Port Macquarie-Hastings lifeguards are learning ways to deal with mental health incidents at beaches across the region.
After a number of major incidents at our beaches during the summer season, Port Macquarie head lifeguard James Turnham said the personal development opportunity was a great way for lifeguards to further develop skills to help them keep people safe at the beach.
“Almost two years ago I did this course in Byron Bay and it was really informative, so I thought it would be a great chance for our lifeguards to gain skills in how to best approach people on the beach who may be experiencing a mental health issue,” Mr Turnham said.
“The course also looks at supporting friends and colleagues who may be experiencing mental health issues which is especially relevant in our line of work particularly given we have had a number of major incidents this summer.”
Mr Turnham said that lifeguards are the first responders at our patrolled beaches and learning how to deal with people who are having mental health issues is vital in being able to provide support.
“Our lifeguards don’t only look after people in the water, when the lifeguards come to work people may be on the beach or in the car parks and if they guards think there might be an issue they will always investigate, so learning skills to provide assistance in a non-aggressive and supportive way is important,” he said.
“We have had a number of major incidents this summer and as well as providing search and rescue assistance lifeguards also have to communicate with loved ones and members of the public so knowing the right and wrong things to say in high stress and uncertain times is very important.”

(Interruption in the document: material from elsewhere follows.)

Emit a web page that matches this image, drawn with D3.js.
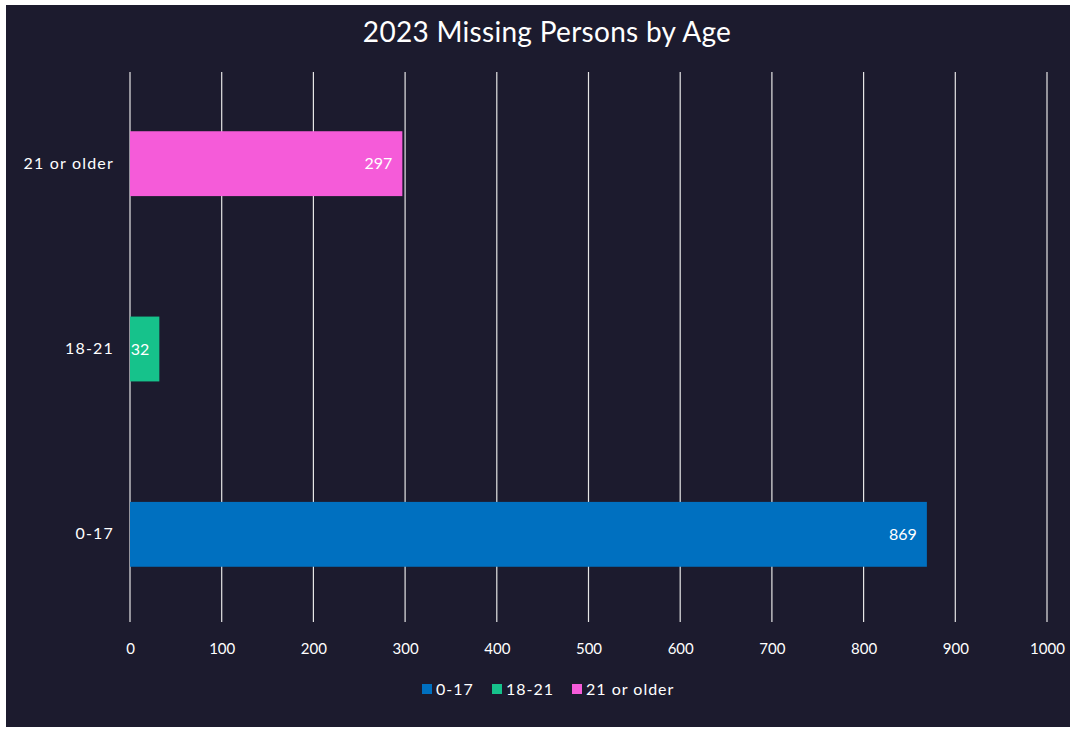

Judy O’Mara the rural adversity mental health program officer for the Mid North Coast Local Health District, and co-convener of the workshop said it was a great chance for local lifeguards to develop and enhance their skills.
“The two day workshop is all about lifeguards developing that awareness and understanding about how best to respond to people who are experiencing a mental health issue,” Ms O’Mara said.
“Mental health issues are increasingly common in our society and raising that awareness will allow lifeguards to feel more confident about helping people on the beach in situations where they, in the past, may have been apprehensive about approaching someone in a first responder capacity.”
Ms O’Mara also said that the workshop will help the lifeguards support their colleagues and family members.
“Being a first responder lifeguards are exposed to high stress environments and a workshop like this will also give them skills to support their colleagues when things get tough as well as looking out for family members of friends.”